Pero no es posible la misión de la Iglesia, si esta se limita a misas dominicales con algunas ideas éticas o morales aprovechables del sermón. Si no se consigue conectar con las experiencias vividas representadas por aquellas 80 figuras o escenas del retablo barroco, se está perdiendo la misión evangelizadora eclesial, y se sustituye por una costumbre social dominical para quienes en algún momento asimilaron la fe y con el paso del tiempo no la han perdido.
La evangelización ha de buscar gente nueva y comunicar una buena noticia, que se puede vivir y reproducir en las circunstancias personales. La misión principal de la Iglesia es la de ayudar a vivir la peculiaridad de la vida cristiana, en un proceso de aprendizaje largo y profundo, que no se puede dar por supuesto. La identidad eclesial se sostiene con tres pilares bien alineados: la Palabra de Dios (que se debe conocer y profundizar), la comunidad cristiana (donde se dialoga la fe cristiana y se discierne la veracidad o falsedad de las experiencias individuales) y la liturgia (donde se celebra festivamente la fe). Con frecuencia fallan los dos primeros pilares: falta el conocimiento y profundización continua de la Biblia, y no hay verdadera comunidad cristiana, sustituida por un grupo sociológico con vínculos superficiales. De este modo la liturgia se convierte en eventos sociales cuyo significado se va perdiendo y que no atraen a personas nuevas, a los jóvenes, etc.

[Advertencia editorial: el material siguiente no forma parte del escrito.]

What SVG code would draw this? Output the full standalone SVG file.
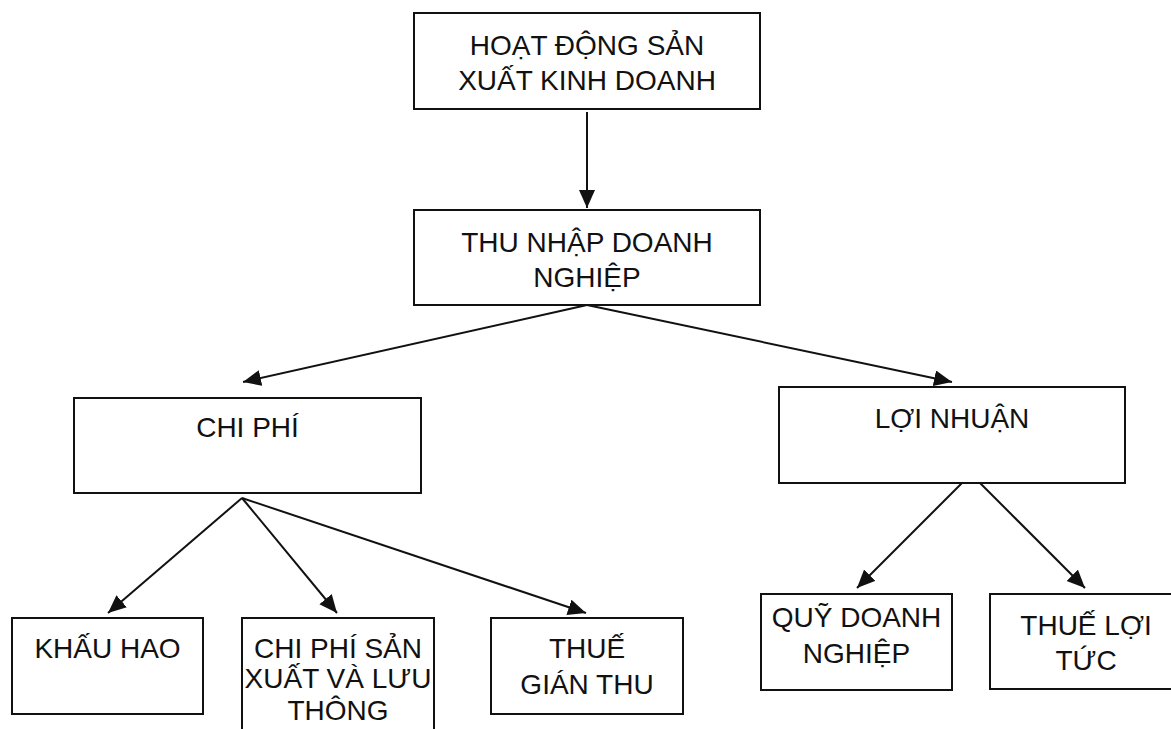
<svg xmlns="http://www.w3.org/2000/svg" width="1171" height="729" viewBox="0 0 1171 729">
  <style>
    .box { fill: #ffffff; stroke: #111111; stroke-width: 2; }
    .lbl { font-family: "Liberation Sans", Arial, sans-serif; font-size: 28px; fill: #111111; text-anchor: middle; }
    .edge { stroke: #111111; stroke-width: 2; fill: none; marker-end: url(#arrow); }
  </style>
  <defs>
    <marker id="arrow" markerUnits="userSpaceOnUse" markerWidth="19" markerHeight="17" refX="18" refY="8" orient="auto">
      <path d="M0,0 L18,8 L0,16 z" fill="#111111"/>
    </marker>
  </defs>

  <rect width="1171" height="729" fill="#ffffff"/>

  <!-- connectors -->
  <g id="connectors">
    <line class="edge" x1="587" y1="112" x2="587" y2="208"/>
    <line class="edge" x1="587" y1="305" x2="243" y2="382"/>
    <line class="edge" x1="587" y1="305" x2="952" y2="382"/>
    <line class="edge" x1="242" y1="498" x2="108" y2="613"/>
    <line class="edge" x1="242" y1="498" x2="337" y2="613"/>
    <line class="edge" x1="242" y1="498" x2="586" y2="613"/>
    <line class="edge" x1="971" y1="474" x2="857" y2="588"/>
    <line class="edge" x1="971" y1="474" x2="1085" y2="588"/>
  </g>

  <g id="hoat-dong">
    <rect class="box" x="414" y="13" width="346" height="96"/>
    <text class="lbl" x="587" y="55">HOẠT ĐỘNG SẢN</text>
    <text class="lbl" x="587" y="90">XUẤT KINH DOANH</text>
  </g>

  <g id="thu-nhap">
    <rect class="box" x="414" y="210" width="346" height="95"/>
    <text class="lbl" x="587" y="252">THU NHẬP DOANH</text>
    <text class="lbl" x="587" y="287">NGHIỆP</text>
  </g>

  <g id="chi-phi">
    <rect class="box" x="74" y="398" width="347" height="95"/>
    <text class="lbl" x="247.5" y="437">CHI PHÍ</text>
  </g>

  <g id="loi-nhuan">
    <rect class="box" x="779" y="387" width="346" height="96"/>
    <text class="lbl" x="952" y="428">LỢI NHUẬN</text>
  </g>

  <g id="khau-hao">
    <rect class="box" x="12" y="618" width="191" height="96"/>
    <text class="lbl" x="107.5" y="658">KHẤU HAO</text>
  </g>

  <g id="chi-phi-sx">
    <rect class="box" x="242" y="618" width="192" height="120"/>
    <text class="lbl" x="338" y="658">CHI PHÍ SẢN</text>
    <text class="lbl" x="338" y="688">XUẤT VÀ LƯU</text>
    <text class="lbl" x="338" y="720">THÔNG</text>
  </g>

  <g id="thue-gian-thu">
    <rect class="box" x="491" y="618" width="192" height="96"/>
    <text class="lbl" x="587" y="658">THUẾ</text>
    <text class="lbl" x="587" y="694">GIÁN THU</text>
  </g>

  <g id="quy-dn">
    <rect class="box" x="761" y="594" width="191" height="96"/>
    <text class="lbl" x="856.5" y="627">QUỸ DOANH</text>
    <text class="lbl" x="856.5" y="663">NGHIỆP</text>
  </g>

  <g id="thue-loi-tuc">
    <rect class="box" x="990" y="594" width="192" height="95"/>
    <text class="lbl" x="1086" y="635">THUẾ LỢI</text>
    <text class="lbl" x="1086" y="670">TỨC</text>
  </g>
</svg>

Durante siglos la Iglesia en Europa se ha mantenido gracias a una buena formación del clero, que ha suplido muchas funciones, como el conocimiento bíblico o la identidad comunitaria. La ausencia del clero actual es un signo de los tiempos, y sólo donde exista una verdadera comunidad cristiana puede mantenerse de manera creíble la experiencia de fe, y proponerse a otros. Hay que redescubrir la identidad eclesial como comunidad viva.
Resulta iluminador en esta línea el testimonio de la Iglesia en Corea del Sur. Durante siglos la fe se mantuvo allí gracias a la existencia de comunidades laicales, porque los presbíteros fueron perseguidos y exterminados. Pero la comunidad perduró y hoy Corea del Sur es uno de los países con mayor índice de cristianismo en Asia. Este testimonio nos recuerda que el verdadero fundamento de la Iglesia es la comunidad cristiana. Aunque la Iglesia sea una institución jerarquizada, hay que revisar el papel del ministro ordenado, para que no ahogue, suplante ni aburra a la comunidad. Se necesitan espacios de comunidad cristiana, de vida de familia donde se pueda aprender a vivir la fe, aquellas experiencias que otros descubrieron y vivieron antes, y que iluminaron y dieron sentido a sus vidas. Aquellas experiencias que continúan estando plasmadas en los personajes bíblicos y el arte antiguo del retablo de la Iglesia Andra Mari de Zeanuri, y de tantas otras iglesias en pueblos y ciudades que nos rodean.
[1] Andra Mari es una expresión tradicional vasca que significa literalmente «Señora María», y equivale a las castellanas Nuestra Señora, Virgen María o Santa María.